Legend tells that after Judah and his men built the altar and arranged wood on it for a fire, they prepared an animal for sacrifice, laying it upon the altar they had so recently completed. But the holy fire that burned on the altar from the days of Moses and remained miraculously alive in a secret hiding place for the seventy years of Babylonian exile no longer existed, and it was forbidden to use "strange fire." The Maccabees prayed, and in response, fire issued from the stones of the altar and ignited the wood. This same fire continued to burn on the altar until the Temple was finally destroyed by the Romans over two hundredyears later.
The altar was dedicated on the twenty-fifth of the Hebrew month of Kislev, three years after it had been desecrated and defiled by the Greeks. To this day, Jews celebrate the twenty-fifth of Kislev as the first night of Hannukah.
(Josippon 18)
In the Temple, there stood a seven branched candelabrum known in Hebrew as the Menorah, which burned day and night without interruption. The lights of the Menorah were fueled by olive oil of the finest quality, whose ritual purity was zealously guarded during entire process of its production. The oil designated for the Menorah was stored in special vessels bearing the seal of the High Priest.
An ancient tradition tells:
When the Greeks entered the Temple, they defiled all the containers of oil, and when the Hasmonean family and their followers prevailed, defeating the Greeks, they searched and found only one container still sealed with the seal of the High Priest. It held enough oil for only one day, but a miracle occurred, and the oil burned for eight days.
The next year they declared the eight days of the miracle to be a holiday for praise and thanksgiving.
(Babylonian Talmud, Shabbat 21b)
Hanukkah, the eight days of praise and thanksgiving established over two thousand years ago, continues to be celebrated by Jews the world over to this very day.
By tradition, each night after lighting the Hanukkah candles, we sing the song "Rock of Ages." The words were written by a Jew in thirteenth century Germany whose identity remains unknown. The author did leave us a kind of signature, though. Taken together, the opening letters of the Hebrew verses spell out what appears to be the author's first name, Mordekhai.

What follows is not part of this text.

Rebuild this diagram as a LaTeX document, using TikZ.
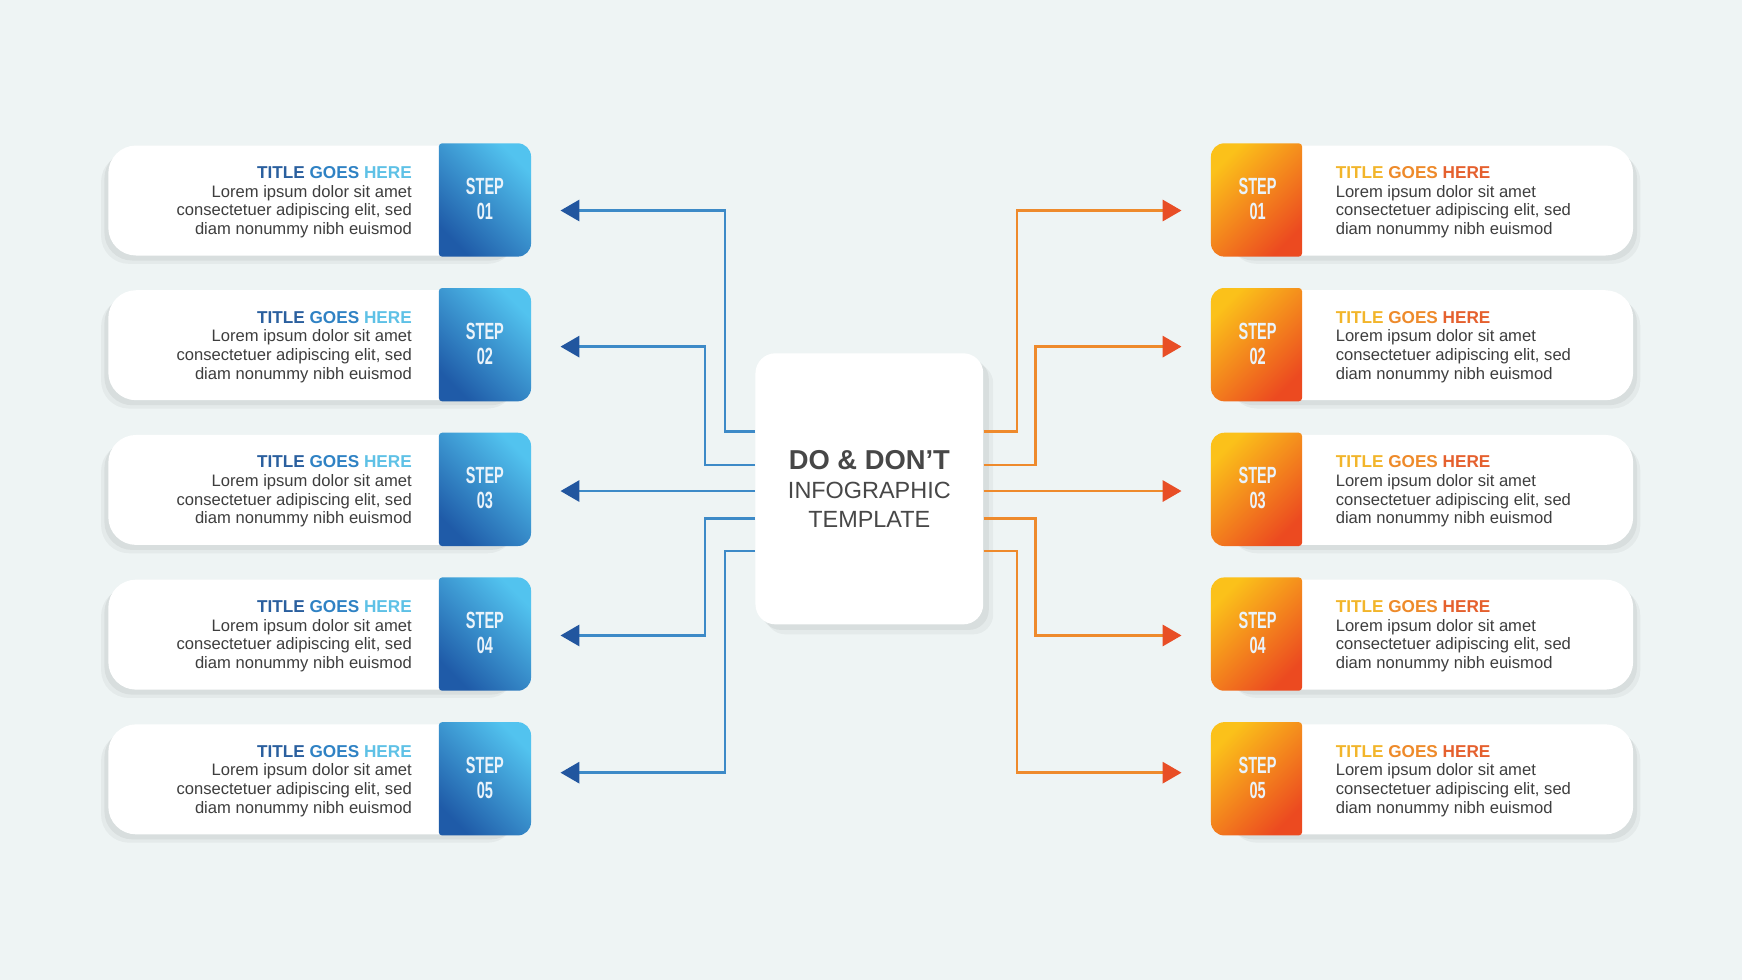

The song describes various moments in history when the Jews were miraculously saved from their oppressors. The second verse, for instance, describes the Exodus from Egypt; the third verse describes the return from Babylonian exile; the fourth the Jews' rescue in the time of Mordekhai and Esther, which gave us the Purim festival; and the fifth tells of the Maccabees' victory over the Greeks:
Greeks gathered to attack me in the Hasmonean days; they demolished my towers and polluted all the oils; from the last remaining flask, a miracle was wrought for Israel. Men of wisdom then decreed eight days for hymns of praise.
During the the Hasmonean rule, Jerusalem grew significantly, and many new buildings were erected new residential neighborhoods as well as opulent palaces for members of the upper classes. The Hasmonean rulers themselves lived in a palace near the Temple. New sections were added to the city wall in order to incorporate the new areas that had been built. In the vicinity of the city, outside the wall, wealthy families prepared monumental burial sites, some of which can be seen today. One the most famous of these is known today as Yad Avshalom or Absalom's tomb; it is named for King David's son Absalom (who lived nearly a millenium earlier). Archaeological excavations in and around Jerusalem have unearthed many remains from the days when the Hasmoneans ruled Jerusalem.